Она поднесла флягу к губам и немножко сглотнула, будто попробовала. Левчук удовлетворенно крякнул – чужое удовольствие он готов был переживать как свое собственное.
– Ну вот и хорошо! Теперь есть будем. Бульбочка хотя и нечищеная, а вкуснота. Правда?
– Вкусная картошка, да. Я, кажется, никогда в жизни такой не ела.
– Как грибы! Соли бы чуток побольше, а, Грибоед? – с намеком сказал Левчук. Но Грибоед только повертел головой:
– Нет, не дам. Савсем мало осталося. Яще треба буде.
– Не знал я, не знал. Скупой ты.
– Ну и что, что скупой?
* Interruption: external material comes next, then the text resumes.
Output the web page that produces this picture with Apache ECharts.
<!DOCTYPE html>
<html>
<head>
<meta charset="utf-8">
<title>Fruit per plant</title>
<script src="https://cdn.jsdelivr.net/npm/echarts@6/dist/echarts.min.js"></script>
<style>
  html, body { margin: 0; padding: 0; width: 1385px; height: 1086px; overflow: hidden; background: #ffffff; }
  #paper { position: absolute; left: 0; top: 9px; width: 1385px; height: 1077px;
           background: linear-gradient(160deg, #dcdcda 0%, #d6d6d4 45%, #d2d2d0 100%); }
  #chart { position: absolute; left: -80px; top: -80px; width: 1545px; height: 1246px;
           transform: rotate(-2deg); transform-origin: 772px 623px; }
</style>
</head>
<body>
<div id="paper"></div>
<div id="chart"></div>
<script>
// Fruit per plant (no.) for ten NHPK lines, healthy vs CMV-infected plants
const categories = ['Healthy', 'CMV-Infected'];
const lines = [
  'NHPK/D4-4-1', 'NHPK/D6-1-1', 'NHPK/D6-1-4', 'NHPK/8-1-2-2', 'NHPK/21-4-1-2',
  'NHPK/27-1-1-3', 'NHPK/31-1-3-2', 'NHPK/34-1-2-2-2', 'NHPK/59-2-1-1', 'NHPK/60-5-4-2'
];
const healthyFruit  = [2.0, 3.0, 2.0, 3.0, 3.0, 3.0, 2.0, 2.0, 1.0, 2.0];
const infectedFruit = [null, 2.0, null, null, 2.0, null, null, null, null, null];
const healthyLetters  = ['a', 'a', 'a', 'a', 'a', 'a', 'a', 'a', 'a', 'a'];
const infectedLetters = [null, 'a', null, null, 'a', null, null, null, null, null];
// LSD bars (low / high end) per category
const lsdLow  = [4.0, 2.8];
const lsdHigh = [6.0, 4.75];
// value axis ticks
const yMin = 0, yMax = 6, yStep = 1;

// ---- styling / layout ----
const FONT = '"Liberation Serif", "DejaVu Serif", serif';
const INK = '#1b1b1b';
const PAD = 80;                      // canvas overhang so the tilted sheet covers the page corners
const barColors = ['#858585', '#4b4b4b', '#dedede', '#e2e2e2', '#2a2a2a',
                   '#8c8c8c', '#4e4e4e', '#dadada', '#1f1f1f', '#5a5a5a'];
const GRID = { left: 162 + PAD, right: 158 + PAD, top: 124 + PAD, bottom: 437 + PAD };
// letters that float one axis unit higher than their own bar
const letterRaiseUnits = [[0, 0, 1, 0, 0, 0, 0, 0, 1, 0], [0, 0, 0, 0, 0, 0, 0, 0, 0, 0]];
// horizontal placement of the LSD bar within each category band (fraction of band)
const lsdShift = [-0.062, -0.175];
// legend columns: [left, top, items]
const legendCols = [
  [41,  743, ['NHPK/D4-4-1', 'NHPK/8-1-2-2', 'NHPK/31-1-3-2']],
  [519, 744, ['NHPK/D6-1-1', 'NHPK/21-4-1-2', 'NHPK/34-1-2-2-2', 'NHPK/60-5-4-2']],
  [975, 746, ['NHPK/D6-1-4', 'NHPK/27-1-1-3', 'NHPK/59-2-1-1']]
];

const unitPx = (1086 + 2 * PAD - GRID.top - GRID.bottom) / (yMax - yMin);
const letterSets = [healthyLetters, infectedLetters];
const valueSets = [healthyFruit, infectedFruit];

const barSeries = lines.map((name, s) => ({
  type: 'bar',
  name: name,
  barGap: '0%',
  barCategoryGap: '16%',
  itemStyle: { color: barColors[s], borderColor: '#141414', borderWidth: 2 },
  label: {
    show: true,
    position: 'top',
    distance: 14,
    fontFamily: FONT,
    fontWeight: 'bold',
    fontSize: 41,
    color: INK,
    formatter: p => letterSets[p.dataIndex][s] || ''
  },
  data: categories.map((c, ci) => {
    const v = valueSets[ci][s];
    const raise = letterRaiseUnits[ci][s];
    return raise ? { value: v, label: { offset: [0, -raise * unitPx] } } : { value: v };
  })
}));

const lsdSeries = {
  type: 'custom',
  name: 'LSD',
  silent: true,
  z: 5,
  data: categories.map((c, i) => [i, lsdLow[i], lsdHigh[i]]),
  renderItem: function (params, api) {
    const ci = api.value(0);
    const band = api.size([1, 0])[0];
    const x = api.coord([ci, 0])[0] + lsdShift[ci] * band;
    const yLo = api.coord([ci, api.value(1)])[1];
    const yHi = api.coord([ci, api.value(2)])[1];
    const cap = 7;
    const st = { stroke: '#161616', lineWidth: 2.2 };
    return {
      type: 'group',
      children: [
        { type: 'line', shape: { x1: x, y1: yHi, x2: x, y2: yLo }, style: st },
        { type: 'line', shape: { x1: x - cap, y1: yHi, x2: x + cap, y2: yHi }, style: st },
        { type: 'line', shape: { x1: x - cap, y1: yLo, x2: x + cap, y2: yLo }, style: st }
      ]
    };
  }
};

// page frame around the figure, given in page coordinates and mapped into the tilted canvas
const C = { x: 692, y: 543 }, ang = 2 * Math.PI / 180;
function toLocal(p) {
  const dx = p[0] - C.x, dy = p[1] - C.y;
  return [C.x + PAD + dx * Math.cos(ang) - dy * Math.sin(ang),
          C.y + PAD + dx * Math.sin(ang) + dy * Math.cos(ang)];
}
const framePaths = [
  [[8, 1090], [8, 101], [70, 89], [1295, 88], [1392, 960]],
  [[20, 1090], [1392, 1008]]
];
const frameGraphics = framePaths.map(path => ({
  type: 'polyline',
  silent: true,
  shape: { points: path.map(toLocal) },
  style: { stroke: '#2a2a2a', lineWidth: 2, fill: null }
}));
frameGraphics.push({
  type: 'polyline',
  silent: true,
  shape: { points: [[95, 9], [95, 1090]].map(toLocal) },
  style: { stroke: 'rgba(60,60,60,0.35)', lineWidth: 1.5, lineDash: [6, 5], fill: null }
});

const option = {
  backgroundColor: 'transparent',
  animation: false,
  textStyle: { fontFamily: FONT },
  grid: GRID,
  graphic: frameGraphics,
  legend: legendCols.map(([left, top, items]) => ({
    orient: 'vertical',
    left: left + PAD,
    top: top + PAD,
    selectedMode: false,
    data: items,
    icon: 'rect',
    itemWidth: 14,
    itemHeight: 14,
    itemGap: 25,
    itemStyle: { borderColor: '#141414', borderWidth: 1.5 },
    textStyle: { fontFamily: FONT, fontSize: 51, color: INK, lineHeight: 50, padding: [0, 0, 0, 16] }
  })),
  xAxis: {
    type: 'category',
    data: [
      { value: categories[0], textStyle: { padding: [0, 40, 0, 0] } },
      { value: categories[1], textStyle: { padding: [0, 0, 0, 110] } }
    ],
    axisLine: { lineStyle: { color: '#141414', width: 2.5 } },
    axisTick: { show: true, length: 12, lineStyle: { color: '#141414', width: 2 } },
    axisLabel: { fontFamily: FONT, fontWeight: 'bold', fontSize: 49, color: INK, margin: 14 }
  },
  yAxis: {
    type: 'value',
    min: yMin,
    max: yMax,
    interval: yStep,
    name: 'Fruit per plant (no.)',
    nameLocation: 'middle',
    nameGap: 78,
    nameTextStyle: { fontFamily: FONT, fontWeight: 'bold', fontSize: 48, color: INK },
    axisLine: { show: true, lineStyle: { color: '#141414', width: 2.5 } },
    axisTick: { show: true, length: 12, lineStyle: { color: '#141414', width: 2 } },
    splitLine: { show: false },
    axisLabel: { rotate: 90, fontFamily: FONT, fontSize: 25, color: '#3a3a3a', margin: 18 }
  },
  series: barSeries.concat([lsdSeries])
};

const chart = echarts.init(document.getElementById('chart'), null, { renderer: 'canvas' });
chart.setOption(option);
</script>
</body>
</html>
Каб же ее больше было. А так... На раз языком лизнуть.
Клава съела пару картофелин и откинулась спиной к стене.
– Ой, как в голове закружилось! – сказала она.
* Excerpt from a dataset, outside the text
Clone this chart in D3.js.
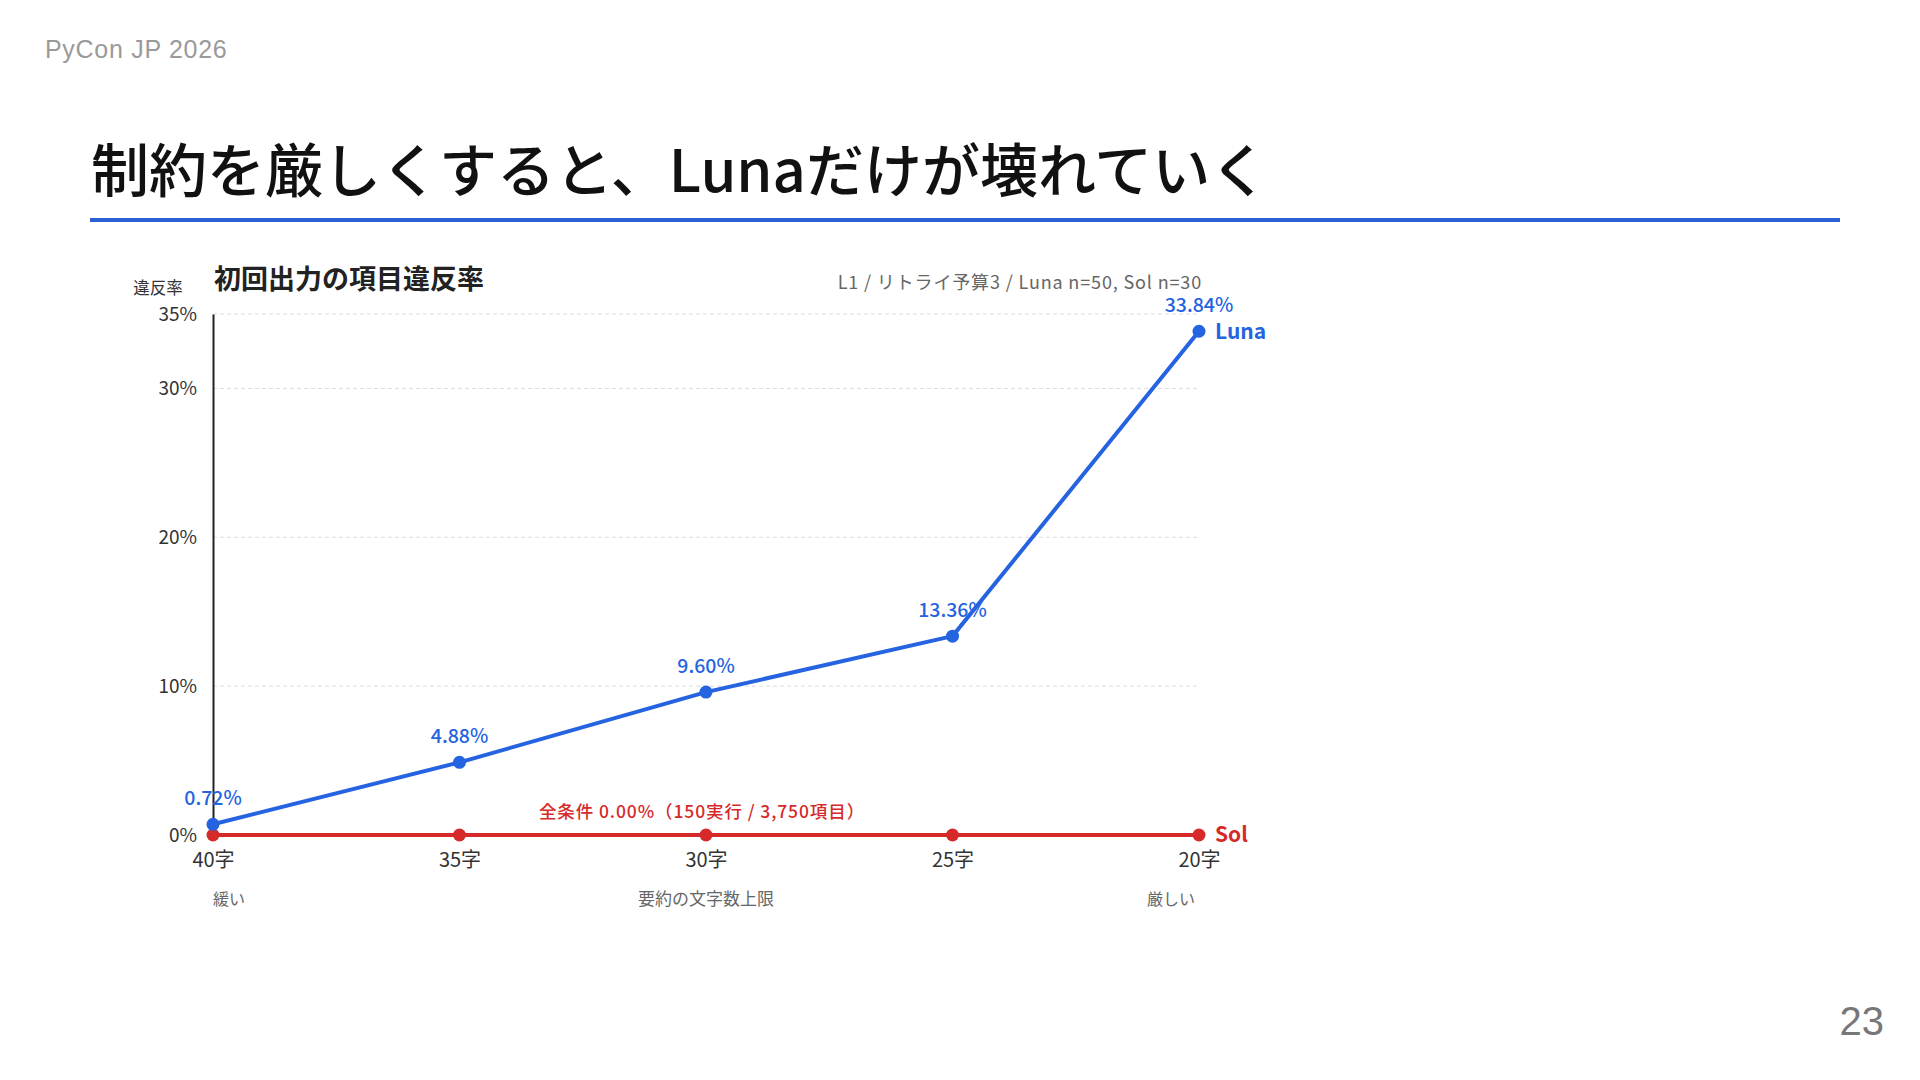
<!DOCTYPE html>
<html>
<head>
<meta charset="utf-8">
<script src="https://cdn.jsdelivr.net/npm/d3@7/dist/d3.min.js"></script>
<style>
  html, body { margin: 0; padding: 0; background: #fff; }
  svg { display: block; font-family: "Noto Sans CJK JP", "Noto Sans", sans-serif; }
</style>
</head>
<body>
<svg id="slide" width="1920" height="1080"></svg>
<script>
  // ── data ──
  const categories = ["40字", "35字", "30字", "25字", "20字"];
  const lunaValues = [0.72, 4.88, 9.60, 13.36, 33.84];
  const solValues = [0, 0, 0, 0, 0];
  const yTicks = [0, 10, 20, 30, 35];
  const gridTicks = [10, 20, 30, 35];

  const BLUE = "#2563e0",
    RED = "#d62a2a";

  const svg = d3.select("#slide");

  /* ── slide chrome ── */
  svg.append("text")
    .attr("x", 45).attr("y", 58)
    .attr("font-family", "'Liberation Sans', Arial, sans-serif")
    .attr("font-size", 25).attr("letter-spacing", 0.7).attr("fill", "#9a9a9a")
    .text("PyCon JP 2026");

  svg.append("text")
    .attr("x", 91).attr("y", 192)
    .attr("font-size", 58).attr("font-weight", 500).attr("fill", "#111")
    .text("制約を厳しくすると、Lunaだけが壊れていく");

  svg.append("rect")
    .attr("x", 90).attr("y", 218).attr("width", 1750).attr("height", 4)
    .attr("fill", "#2a62d6");

  svg.append("text")
    .attr("x", 1884).attr("y", 1035).attr("text-anchor", "end")
    .attr("font-family", "'Liberation Sans', Arial, sans-serif")
    .attr("font-size", 40).attr("fill", "#777")
    .text("23");

  /* ── chart ── */
  const x = d3.scalePoint().domain(categories).range([213, 1199]);
  const y = d3.scaleLinear().domain([0, 35]).range([835, 314]);

  svg.append("text")
    .attr("x", 214).attr("y", 289)
    .attr("font-size", 27).attr("font-weight", 700).attr("fill", "#222")
    .text("初回出力の項目違反率");

  svg.append("text")
    .attr("x", 1202).attr("y", 289).attr("text-anchor", "end")
    .attr("font-size", 18).attr("letter-spacing", 0.85).attr("fill", "#666")
    .text("L1 / リトライ予算3 / Luna n=50, Sol n=30");

  svg.append("text")
    .attr("x", 158).attr("y", 294).attr("text-anchor", "middle")
    .attr("font-size", 16.5).attr("fill", "#333")
    .text("違反率");

  // gridlines
  svg.append("g")
    .selectAll("line")
    .data(gridTicks)
    .join("line")
    .attr("x1", x(categories[0])).attr("x2", x(categories[categories.length - 1]))
    .attr("y1", (d) => y(d)).attr("y2", (d) => y(d))
    .attr("stroke", "#dcdcdc").attr("stroke-width", 1).attr("stroke-dasharray", "4,3");

  // y axis
  const yAxis = svg.append("g")
    .attr("transform", `translate(${x(categories[0])},0)`)
    .call(d3.axisLeft(y).tickValues(yTicks).tickFormat((d) => d + "%").tickSize(0).tickPadding(16));
  yAxis.select(".domain").attr("stroke", "#222").attr("stroke-width", 2);
  yAxis.selectAll("text")
    .attr("font-family", "'Noto Sans CJK JP', sans-serif")
    .attr("font-size", 19).attr("fill", "#333");

  // x axis labels
  const xAxis = svg.append("g")
    .attr("transform", `translate(0,${y(0)})`)
    .call(d3.axisBottom(x).tickSize(0).tickPadding(18));
  xAxis.select(".domain").remove();
  xAxis.selectAll("text")
    .attr("font-family", "'Noto Sans CJK JP', sans-serif")
    .attr("font-size", 20).attr("fill", "#333");

  svg.append("text")
    .attr("x", x(categories[0])).attr("y", 905)
    .attr("font-size", 16).attr("fill", "#666").text("緩い");
  svg.append("text")
    .attr("x", x(categories[2])).attr("y", 905).attr("text-anchor", "middle")
    .attr("font-size", 17).attr("fill", "#666").text("要約の文字数上限");
  svg.append("text")
    .attr("x", x(categories[4]) - 4).attr("y", 905).attr("text-anchor", "end")
    .attr("font-size", 16).attr("fill", "#666").text("厳しい");

  const line = d3.line()
    .x((d, i) => x(categories[i]))
    .y((d) => y(d));

  // Sol
  svg.append("path")
    .datum(solValues)
    .attr("d", line)
    .attr("fill", "none").attr("stroke", RED).attr("stroke-width", 4);
  svg.append("g")
    .selectAll("circle")
    .data(solValues)
    .join("circle")
    .attr("cx", (d, i) => x(categories[i])).attr("cy", (d) => y(d))
    .attr("r", 6.5).attr("fill", RED);

  svg.append("text")
    .attr("x", x(categories[2]) - 4).attr("y", 818).attr("text-anchor", "middle")
    .attr("font-size", 17.5).attr("letter-spacing", 0.9).attr("font-weight", 500).attr("fill", RED)
    .text("全条件 0.00%（150実行 / 3,750項目）");

  // Luna
  svg.append("path")
    .datum(lunaValues)
    .attr("d", line)
    .attr("fill", "none").attr("stroke", BLUE).attr("stroke-width", 4)
    .attr("stroke-linejoin", "round");
  svg.append("g")
    .selectAll("circle")
    .data(lunaValues)
    .join("circle")
    .attr("cx", (d, i) => x(categories[i])).attr("cy", (d) => y(d))
    .attr("r", 6.5).attr("fill", BLUE);

  svg.append("g")
    .selectAll("text")
    .data(lunaValues)
    .join("text")
    .attr("x", (d, i) => x(categories[i])).attr("y", (d) => y(d) - 19)
    .attr("text-anchor", "middle")
    .attr("font-size", 19.5).attr("font-weight", 500).attr("fill", BLUE)
    .text((d) => d.toFixed(2) + "%");

  // series labels
  svg.append("text")
    .attr("x", x(categories[4]) + 16).attr("y", y(lunaValues[4])).attr("dy", "0.35em")
    .attr("font-size", 21).attr("font-weight", 700).attr("fill", BLUE)
    .text("Luna");
  svg.append("text")
    .attr("x", x(categories[4]) + 16).attr("y", y(solValues[4])).attr("dy", "0.35em")
    .attr("font-size", 21).attr("font-weight", 700).attr("fill", RED)
    .text("Sol");
</script>
</body>
</html>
– Это ничего, это пройдет, – успокоил ее Левчук. – У меня у самого оркестр играет. Так весело.
Грибоед неодобрительно посмотрел на него. Морщины на лице ездового прорезались четче, что-то характерное и осуждающее появилось в его всегда обеспокоенном взгляде.
– Чаго веселиться? Яще солнце вунь где.
– Ну и что?
– А то. До вечера яще вунь кольки.
Левчук с очевидным аппетитом уплетал картошку. Как и двое других, он устал за ночь, проголодался и теперь захмелел немного, тем не менее неизвестно почему чувствовал себя уверенным и сильным. Конечно, он понимал, что может случиться разное, но у него был автомат, одна крепкая, здоровая рука, хотя и второй он уже наловчился, превозмогая боль, помогать здоровой. За войну он перебывал в десятках самых невероятных переделок, изо всех пока что выбирался живым и теперь не представлял себе, что в этой тиши с ними может случиться скверное. Самым скверным, конечно, было погибнуть, но гибель не очень пугала его, он свыкся с ее неизбежностью и, пока был живой, не очень пугался смерти. Силы для борьбы у него доставало, так же как и готовности постоять за себя.